IFS: Labour’s non-dom policy ‘might not raise more revenue’

10 Apr 15

It is uncertain whether the Labour party’s plan to abolish the non-domicile tax status for long-term residents in the UK will raise any additional revenue, an Institute for Fiscal Studies analysis has concluded.

Examining Ed Miliband’s election pledge to end the tax loophole, the think-tank said it was unknowable how those who qualified for the status would react to the change, and the revenue impact would depend on details not yet set out.

Announcing the plan on Wednesday, Miliband said ending the status for an estimated 116,000 people could raise hundreds of millions of pounds. Currently, non-doms can avoid paying the same income or capital gains tax on overseas income that UK domiciles are required to pay.

However, IFS researcher Stuart Adam said the revenue impact would be affected by details including the length of a grace period that Miliband said would apply to temporary residents, and how financial vehicles like trust were treated in the revised tax system.

Charges on non-doms to allow them to use the status were paid by 5,100 individuals in 2012/13, raising £226m, the report said.

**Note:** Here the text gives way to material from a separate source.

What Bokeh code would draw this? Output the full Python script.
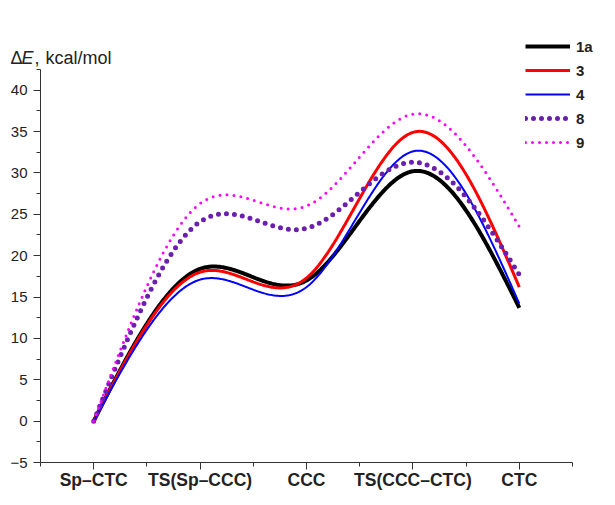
import numpy as np
from bokeh.plotting import figure
from bokeh.models import Range1d, FixedTicker, Legend, LegendItem, Label
from bokeh.embed import file_html
from bokeh.resources import INLINE

# ---- data ----
categories = ["Sp\u2013CTC", "TS(Sp\u2013CCC)", "CCC", "TS(CCC\u2013CTC)", "CTC"]
series_names = ["1a", "3", "4", "8", "9"]
e_1a = [0.0, 18.4, 17.0, 30.2, 13.7]
e_3 = [0.0, 18.0, 17.3, 34.9, 16.2]
e_4 = [0.0, 17.1, 16.2, 32.6, 14.2]
e_8 = [0.0, 24.1, 23.3, 31.3, 17.7]
e_9 = [0.0, 26.3, 26.0, 37.1, 23.5]
y_ticks = [-5, 0, 5, 10, 15, 20, 25, 30, 35, 40]

# ---- styles ----
styles = {
    "1a": dict(color="#000000", line_width=4),
    "3": dict(color="#ff0000", line_width=3),
    "4": dict(color="#0000ff", line_width=2),
    "8": dict(color="#6a1fae", line_width=5, line_dash="0 8", line_cap="round"),
    "9": dict(color="#ff00ff", line_width=3, line_dash="0 7", line_cap="round"),
}


def natural_spline(xs, ys, xq):
    xs = np.asarray(xs, float)
    ys = np.asarray(ys, float)
    n = len(xs)
    h = np.diff(xs)
    A = np.zeros((n, n))
    r = np.zeros(n)
    A[0, 0] = 1
    A[-1, -1] = 1
    for i in range(1, n - 1):
        A[i, i - 1] = h[i - 1]
        A[i, i] = 2 * (h[i - 1] + h[i])
        A[i, i + 1] = h[i]
        r[i] = 6 * ((ys[i + 1] - ys[i]) / h[i] - (ys[i] - ys[i - 1]) / h[i - 1])
    M = np.linalg.solve(A, r)
    out = np.empty_like(xq)
    for k, x in enumerate(xq):
        i = min(max(np.searchsorted(xs, x) - 1, 0), n - 2)
        t0 = xs[i + 1] - x
        t1 = x - xs[i]
        hi = h[i]
        out[k] = (M[i] * t0 ** 3 / (6 * hi) + M[i + 1] * t1 ** 3 / (6 * hi)
                  + (ys[i] / hi - M[i] * hi / 6) * t0
                  + (ys[i + 1] / hi - M[i + 1] * hi / 6) * t1)
    return out


pos = np.arange(len(categories), dtype=float)
xq = np.linspace(pos[0], pos[-1], 400)

# frame covers the whole canvas; axes are pinned at x=-0.5 and y=-5
p = figure(width=610, height=500, output_backend="svg", toolbar_location=None,
           x_range=Range1d(-0.8759, 4.8195), y_range=Range1d(-9.109, 50.354),
           min_border_left=0, min_border_right=4, min_border_top=4,
           min_border_bottom=4)
p.outline_line_color = None
p.xgrid.grid_line_color = None
p.ygrid.grid_line_color = None
p.background_fill_color = "white"

items = []
for name, vals in zip(series_names, [e_1a, e_3, e_4, e_8, e_9]):
    yq = natural_spline(pos, vals, xq)
    r = p.line(xq, yq, **styles[name])
    items.append(LegendItem(label=name, renderers=[r]))

axc = "#333333"
# x axis
p.xaxis.fixed_location = -5
p.xaxis.ticker = FixedTicker(ticks=list(pos), minor_ticks=[-0.5, 0.5, 1.5, 2.5, 3.5, 4.5])
p.xaxis.major_label_overrides = {i: c for i, c in enumerate(categories)}
p.xaxis.bounds = (-0.5, 4.5)
p.xaxis.major_label_text_font = "Liberation Sans"
p.xaxis.major_label_text_font_style = "bold"
p.xaxis.major_label_text_font_size = "17.5px"
p.xaxis.major_label_text_color = "#222222"
p.xaxis.major_label_standoff = 0
p.xaxis.major_tick_out = 7
p.xaxis.major_tick_in = 0
p.xaxis.minor_tick_out = 4
p.xaxis.minor_tick_in = 0
p.xaxis.axis_line_color = axc
p.xaxis.major_tick_line_color = axc
p.xaxis.minor_tick_line_color = axc

# y axis
p.yaxis.fixed_location = -0.5
p.yaxis.ticker = FixedTicker(ticks=y_ticks, minor_ticks=[t + 2.5 for t in y_ticks])
p.yaxis.major_label_overrides = {-5: "\u22125"}
p.yaxis.bounds = (-5, 42.5)
p.yaxis.major_label_text_font = "Liberation Sans"
p.yaxis.major_label_text_font_size = "15px"
p.yaxis.major_label_text_color = "#222222"
p.yaxis.major_label_standoff = 6
p.yaxis.major_tick_out = 7
p.yaxis.major_tick_in = 0
p.yaxis.minor_tick_out = 4
p.yaxis.minor_tick_in = 0
p.yaxis.axis_line_color = axc
p.yaxis.major_tick_line_color = axc
p.yaxis.minor_tick_line_color = axc

# axis title (screen units from the frame's bottom-left corner)
fnt = "Liberation Sans"
ty = 439
for txt, tx, st in [("\u0394", 10, "normal"), ("E", 21, "italic"),
                    (",", 34, "normal"), ("kcal/mol", 45, "normal")]:
    p.add_layout(Label(x=tx, y=ty, x_units="screen", y_units="screen", text=txt,
                       text_font=fnt, text_font_size="18px", text_font_style=st,
                       text_color="#222222", text_baseline="alphabetic"))

legend = Legend(items=items, location=(525, 344))
legend.padding = 0
legend.margin = 0
legend.spacing = 4
legend.glyph_width = 45
legend.glyph_height = 20
legend.label_height = 20
legend.label_standoff = 6
legend.label_text_font = fnt
legend.label_text_font_style = "bold"
legend.label_text_font_size = "15px"
legend.label_text_color = "#222222"
legend.border_line_alpha = 0
legend.background_fill_alpha = 0
p.add_layout(legend, "center")

open("out.html", "w").write(file_html(p, INLINE))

It is not clear how much could be raised by taxing the foreign income and capital gains of non-doms.

There are three potential sources of additional revenue from Labour’s proposal, the briefing stated. These include abolishing the non-dom status for those currently paying the charge for income remitted into the UK, which is levied if they have been in the country for more than seven years, and abolishing the status for those who have lived in the UK for a shorter period. Revenue could also be raised from removing some other tax advantages from the status in addition to the taxation of remittances.

‘Thus the revenue impact of the policy would depend on details that have not yet been announced (such as the length of the grace period and the treatment of trusts) and on the amounts of foreign money involved, which are not known. It would also depend heavily on how non-doms responded to the reform,’ Adam concluded.

‘The overall revenue effect of such a change is equally hard to predict. To the extent that non-doms who currently pay a large amount of tax [on their UK earnings and assets] leave the country altogether, the change could cost the exchequer revenue. If there is less behavioural response and it turns out there is a lot of money currently untaxed overseas then additional revenue of £1bn or more may be achievable.’